A lot has changed since then. We old things are now a majority, a force to be reckoned with, and most of us are not going gently into that netherworld of rocking chairs, sensible shoes, mah-jong and permanent waves. If 50 is the new 30, 60 the new 40 and even 70 the new 50, it has less to do with colorizers and Botox than it does with freedom of choice — something that many of my parents’ generation didn’t have, or worse, didn’t believe they had.
At 60, my father spent the first year of his retirement on horseback, then he got bored. Before long, he had started a new career as a real estate broker, which brought him pleasure and success until his death nearly 20 years later. My mother, on the other hand, played bridge, read books and shot off letters to the editor of the Washington Post. The older she got, the more modern she became, and more liberal in her thinking. But there were limits: She marveled at the intelligence of her brood, without owning up to her own probing intellect. Like most of her generation, she never questioned aging, but accepted its increasing indignities as appointments to be kept in a calendar written before she was born.
She confessed to me that old age was liberating: She no longer cared what the neighbors thought, no longer wanted to keep up with the Joneses, was no longer afraid of speaking her mind about issues. She was able to embrace her true self and at the same time was relieved to be “out of the running.” She became “a person,” the very word she herself had always used to describe other people she admired – probably Alabama shorthand for “personality.”
My own introduction to old age came shockingly early: A few days after my 50th birthday, I received a form letter from the AARP, inviting me to join the legions of golden girls and boys headed for a quiet spot to watch the sun set on life. It was insulting. The sun was still in the midday position of my life. I threw the letter away.

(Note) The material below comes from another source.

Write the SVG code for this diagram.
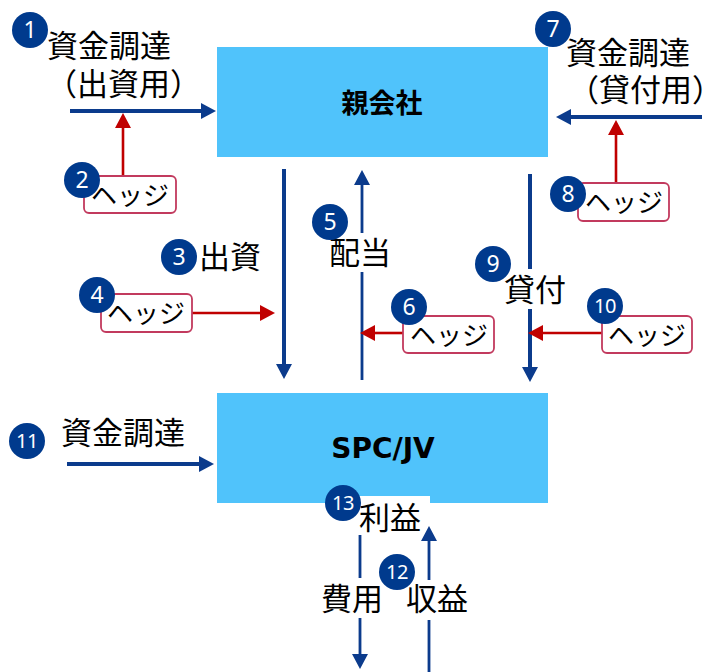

Now that I am truly of an age to receive such a letter, I am no closer to a retirement mindset than I was at 50. In the time since then, my mind has exploded with ideas, challenges, languages, experiences, successes and defeats. I have lived so many lives since my 50th birthday that the notion of slowing down seems as foreign to me now as it did then.
It’s almost as if each new gray hair has brought with it an infusion of new gray matter below the roots. I am not denying my age; I am redefining it, like many of my baby boomer contemporaries, now gray boomers. “Be as young as you feel” works if you have no physical or mental complaints. What I’ve lost in skin resilience, I’ve gained in emotional resilience. Reversals of fortune that might have killed a younger me have raised my threshold for pain and sorrow. The older I get, the more confident I am of my capabilities, which seem to have expanded over the years, in spite of the ticking clock.
Best of all, I am more curious. It is not the short-range curiosity of youth – who’s dating whom, who’s getting promoted, who’s that cute guy, what’s the latest fashion, or who’s gonna win the Oscars – but more of a burning need to know. These days, to quote Karl Lagerfeld, “I want to know everything”: how solar energy works, the effect of music on language facility, how to use CAD to design the dream house I’ll never build, all about Goethe’s friendship with Schiller, how to play the zither, how to speak Japanese and, yes, even how to stop BP’s oil leak in the gulf – the postmodern (post-apocalyptic?) version of how to build a better mousetrap.
In the end, gray hair doesn’t matter anymore, but gray matter does: All the colorizers or facelifts in the world won’t help, if you feel old underneath. Curiosity is the one true fountain of youth. If that ever goes, I’ll give in and join the AARP, no offense intended.
Gray is beautiful.
Brooks Riley lives in Germany, where she directs operas for TV and DVD.